David Stewart wrote to let me know that Apple wants to hear from people like me. Here is what I wrote to them, which counts as a summary of the story so far, except with fewer mice:
You ask on your website for PC users who are considering buying a Mac, or who have just bought their first Mac, to get in touch.
I've just bought an iMac; I've been a (satisfied) PC user for a decade. I bought it because we bought a digital video camera just before Christmas and were having trouble finding a PC based DV editing solution. With the iMac, from a standing start, it took only a few hours to edit down an hour of DV tape and create a fine DVD of short movies of my kids. Using a cheap DV editing package on the PC, it took much longer to edit a quarter of the tape; the resulting movie showed clear quality degradation from the original (with no hints as to how to correct it), and of course no DVD. I appreciate there may be a limited audience interested in movies of my darling babies, but it works for me. This was what the iMac was bought for, and it entirely justifies itself on that alone.

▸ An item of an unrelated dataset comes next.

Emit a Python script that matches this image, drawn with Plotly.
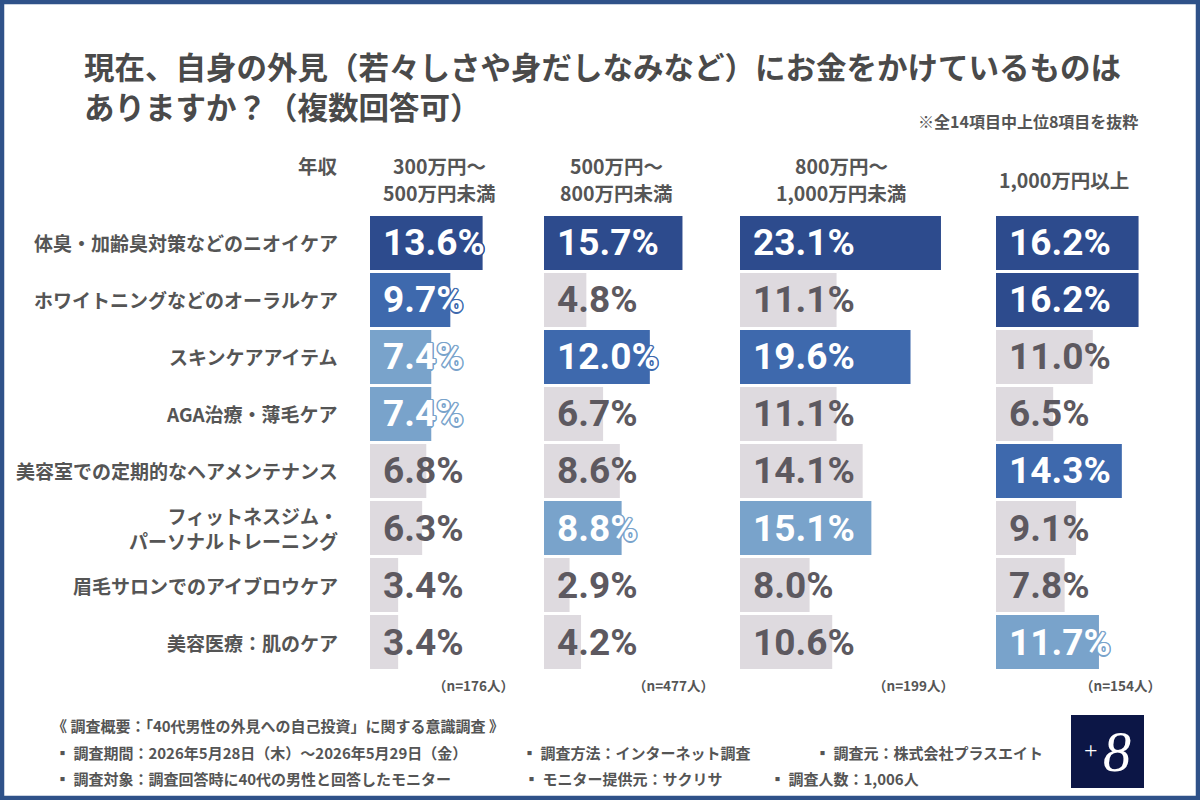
import plotly.graph_objects as go

# ---------------- data ----------------
categories = [
    "体臭・加齢臭対策などのニオイケア",
    "ホワイトニングなどのオーラルケア",
    "スキンケアアイテム",
    "AGA治療・薄毛ケア",
    "美容室での定期的なヘアメンテナンス",
    "フィットネスジム・<br>パーソナルトレーニング",
    "眉毛サロンでのアイブロウケア",
    "美容医療：肌のケア",
]
income_line1 = ["300万円～", "500万円～", "800万円～", "1,000万円以上"]
income_line2 = ["500万円未満", "800万円未満", "1,000万円未満", ""]
vals_300_500 = [13.6, 9.7, 7.4, 7.4, 6.8, 6.3, 3.4, 3.4]
vals_500_800 = [15.7, 4.8, 12.0, 6.7, 8.6, 8.8, 2.9, 4.2]
vals_800_1000 = [23.1, 11.1, 19.6, 11.1, 14.1, 15.1, 8.0, 10.6]
vals_1000_plus = [16.2, 16.2, 11.0, 6.5, 14.3, 9.1, 7.8, 11.7]
sample_sizes = [176, 477, 199, 154]

title_line1 = "現在、自身の外見（若々しさや身だしなみなど）にお金をかけているものは"
title_line2 = "ありますか？（複数回答可）"
note_text = "※全14項目中上位8項目を抜粋"
header_label = "年収"
footer_head = "《 調査概要：「40代男性の外見への自己投資」に関する意識調査 》"
footer_items = [
    ("▪ 調査期間：2026年5月28日（木）～2026年5月29日（金）", 0),
    ("▪ 調査方法：インターネット調査", 0),
    ("▪ 調査元：株式会社プラスエイト", 0),
    ("▪ 調査対象：調査回答時に40代の男性と回答したモニター", 1),
    ("▪ モニター提供元：サクリサ", 1),
    ("▪ 調査人数：1,006人", 1),
]

# ---------------- style ----------------
W, H = 1200, 800
JP = "Noto Sans CJK JP"
NUM = "Roboto"
TXT = "#555555"
RANK_COLORS = ["#2d4b8d", "#3e69ad", "#79a3cb"]
GREY = "#dedadf"
GREY_TXT = "#5d5960"

def px(x):
    return x / W

def py(y):
    return 1 - y / H

# panel geometry: (bar start px, bar end px, px per %, header center px, n-label center px)
panel_geo = [
    (370, 535, 8.28, 440, 473),
    (544, 730, 8.82, 616, 673),
    (740, 985, 8.70, 841, 913),
    (996, 1185, 8.80, 1064, 1120),
]
panel_vals = [vals_300_500, vals_500_800, vals_800_1000, vals_1000_plus]

row_top, row_bottom = 214.5, 670.5
ydom = [py(row_bottom), py(row_top)]

fig = go.Figure()
annotations = []
layout_axes = {}

for i, (vals, geo) in enumerate(zip(panel_vals, panel_geo)):
    x0, x1, scale, hx, nx = geo
    distinct = sorted(set(vals), reverse=True)
    colors = []
    for v in vals:
        r = distinct.index(v)
        colors.append(RANK_COLORS[r] if r < 3 else GREY)
    axname = "x" if i == 0 else f"x{i+1}"
    fig.add_trace(go.Bar(
        x=vals, y=categories, orientation="h",
        xaxis=axname, yaxis="y",
        marker=dict(color=colors, line=dict(width=0)),
        width=0.947, hoverinfo="skip", showlegend=False,
    ))
    key = "xaxis" if i == 0 else f"xaxis{i+1}"
    layout_axes[key] = dict(
        domain=[px(x0), px(x1)], range=[0, (x1 - x0) / scale],
        visible=False, fixedrange=True, anchor="y",
    )
    for v, c, cat in zip(vals, colors, categories):
        if c == GREY:
            f = dict(family=NUM, size=37, color=GREY_TXT, weight="bold")
        else:
            sh = ", ".join(f"{a}px {b}px 0 {c}" for a, b in
                           [(1, 1), (-1, -1), (1, -1), (-1, 1), (1.5, 0), (-1.5, 0), (0, 1.5), (0, -1.5)])
            f = dict(family=NUM, size=37, color="white", weight="bold", shadow=sh)
        annotations.append(dict(
            x=0, y=cat, xref=axname, yref="y", xanchor="left", yanchor="middle",
            xshift=11, yshift=0, text=f"{v:.1f}%", showarrow=False, font=f,
        ))
    # header
    if income_line2[i]:
        annotations.append(dict(
            x=px(hx), y=py(165), xref="paper", yref="paper", xanchor="center", yanchor="middle",
            text=income_line1[i], showarrow=False,
            font=dict(family=JP, size=19.5, color=TXT, weight="bold"),
        ))
        annotations.append(dict(
            x=px(hx), y=py(192), xref="paper", yref="paper", xanchor="center", yanchor="middle",
            text=income_line2[i], showarrow=False,
            font=dict(family=JP, size=19.5, color=TXT, weight="bold"),
        ))
    else:
        annotations.append(dict(
            x=px(hx), y=py(180), xref="paper", yref="paper", xanchor="center", yanchor="middle",
            text=income_line1[i], showarrow=False,
            font=dict(family=JP, size=19.5, color=TXT, weight="bold"),
        ))
    # sample size
    annotations.append(dict(
        x=px(nx), y=py(685), xref="paper", yref="paper", xanchor="center", yanchor="middle",
        text=f"（n={sample_sizes[i]}人）", showarrow=False,
        font=dict(family=JP, size=13.5, color=TXT, weight="bold"),
    ))

# category labels
for cat in categories:
    annotations.append(dict(
        x=px(340), y=cat, xref="paper", yref="y", xanchor="right", yanchor="middle",
        text=cat, showarrow=False, align="right",
        font=dict(family=JP, size=19, color=TXT, weight="bold"),
    ))

# header label, title, note
annotations += [
    dict(x=px(318), y=py(165), xref="paper", yref="paper", xanchor="center", yanchor="middle",
         text=header_label, showarrow=False, font=dict(family=JP, size=19.5, color=TXT, weight="bold")),
    dict(x=px(82), y=py(66), xref="paper", yref="paper", xanchor="left", yanchor="middle",
         text=title_line1, showarrow=False, font=dict(family=JP, size=30.5, color="#4a4a4a", weight="bold")),
    dict(x=px(82), y=py(106), xref="paper", yref="paper", xanchor="left", yanchor="middle",
         text=title_line2, showarrow=False, font=dict(family=JP, size=30.5, color="#4a4a4a", weight="bold")),
    dict(x=px(1140), y=py(121), xref="paper", yref="paper", xanchor="right", yanchor="middle",
         text=note_text, showarrow=False, font=dict(family=JP, size=16, color=TXT, weight="bold")),
]

# footer
annotations.append(dict(x=px(50), y=py(725), xref="paper", yref="paper", xanchor="left", yanchor="middle",
                        text=footer_head, showarrow=False,
                        font=dict(family=JP, size=15, color=TXT, weight="bold")))
footer_x = [53, 520, 813, 53, 522, 768]
footer_y = [752, 778]
for (t, row), fx in zip(footer_items, footer_x):
    annotations.append(dict(x=px(fx), y=py(footer_y[row]), xref="paper", yref="paper",
                            xanchor="left", yanchor="middle", text=t, showarrow=False,
                            font=dict(family=JP, size=15, color=TXT, weight="bold")))

# logo text
annotations += [
    dict(x=px(1091), y=py(750), xref="paper", yref="paper", xanchor="center", yanchor="middle",
         text="+", showarrow=False, font=dict(family="Liberation Serif", size=24, color="white")),
    dict(x=px(1117), y=py(752), xref="paper", yref="paper", xanchor="center", yanchor="middle",
         text="8", showarrow=False, font=dict(family="Liberation Serif", size=56, color="white", style="italic")),
]

shapes = [
    dict(type="rect", xref="paper", yref="paper", x0=px(1071), x1=px(1144), y0=py(788), y1=py(715),
         fillcolor="#0c1646", line=dict(width=0), layer="below"),
    dict(type="rect", xref="paper", yref="paper", x0=px(2), x1=px(1198), y0=py(798), y1=py(2),
         fillcolor="rgba(0,0,0,0)", line=dict(color="#2f5289", width=4.5), layer="above"),
]

fig.update_layout(
    width=W, height=H, margin=dict(l=0, r=0, t=0, b=0),
    paper_bgcolor="white", plot_bgcolor="rgba(0,0,0,0)",
    yaxis=dict(domain=ydom, categoryorder="array", categoryarray=categories,
               autorange="reversed", visible=False, fixedrange=True),
    bargap=0.05, annotations=annotations, shapes=shapes, showlegend=False,
    **layout_axes,
)

fig.write_html("out.html", config={"displayModeBar": False})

The iMac is being added to my existing PC network; I'm not finding that entirely easy. I work, and have kids, and a social life, and charity and other commitments, and the tinkering with the computer time has to fit in around all of those things. So although I've had it for a couple of weeks now, I still don't have a printer directly connected, and I can't print across the network. I need to take an evening to just spend futzing about with the printers, working out what setup will suit us best. There are several other things like that; where I just need to take some time to get things straightened out, and it might take a few months to find the time.
Although the iMac's good in lots of ways, there are things I'm finding it hard to find a substitute for -- most notably, Agent, the combined newsreader and e-mail programme I use. I also haven't yet worked out what the Mac text editor for me is. There's no great hurry for finding solutions here. My husband and I replace a computer every two years or so. We have a desktop each, and a laptop each, and now an iMac; so if we started now it would be nearly a decade before we switched over to Macs completely. Few PC applications have no Mac equivalent at all.
We might be seduced by the Mac side of the Force. There are many, many things that are better about the iMac; I like the way that things tend to work well and in obvious ways, without having to fret about them. And of course it's beautiful and well-made. Even simple things such as having a log-in screen with little pictures of the four of us delight me; even non-reading kids can log in to their own tailor-made desktop.
I worried slightly about non-upgradability before buying the machine, eventually concluding that I had spent enough time lying on the floor with a screwdriver in my hand upgrading dusty PCs, and I wouldn't actually miss it. We shall see.
It is already clear that I am not about to adjust to a mouse with no scroll wheel. Please make a beautiful optical mouse with buttons and a wheel.
I'm writing a weblog specifically about my experiences with the iMac, and the process of migration. It's at http://www.kittywompus.com/macadamia/. You're very welcome to go and look at it.
I'm entirely happy to answer other questions.
In other news, the mice were very noisy the other day. I eventually realised that this was because they were excavating a second mousehole, this time in the study. Greedy little beggars. I couldn't get at the underside of the storage unit they were invading, so I've shoved a half-inch thick piece of chipboard over where I think the hole must be. It appears to have stopped them for the time being.
I did my other standard mouse rant to Dr Plokta, who was over here helping me work on 'A Bijou Ploktette', the mini-fanzine we're handing out at Helicon, and the website for our convention in June. This one doesn't involve fur, or holes, at all, and runs something like this. Microsoft made the best mouse ever with the first version of the Intellimouse with Intellieye. I have always liked their asymmetric Intellimice, despite being left-handed, but they've discontinued them. Now I still have to pay extraordinary amounts of money to buy an MS optical mouse, and it isn't even the right shape. Dr P listened to this, and being obsessed with Ebay at present, suggested I go and look. There was the exact mouse I'm after, with one bid on it at a fiver, auction ending four hours later. I eventually got it for a little over £10. I must do this more often.
I also had a specially stressful day on Friday, undergoing a 'written exercise' as part of an attempt to get promoted at work. Now, I write complex material for a living. Do it all the time. But they led me into a little room, gave me a range of background papers, and asked me to write a concise but thorough report about a whole range of issues. The UI was dreadful, consisting of a 'pen' and multiple sheets of 'paper'. I can't begin to describe how primitive this system is. My normal writing technique was useless, as I struggled with these paragraphs that I couldn't shift around the page, and infelicitous sentences that I couldn't sharpen up afterwards. Put my problems with getting used to the iMac into perspective, let me tell you.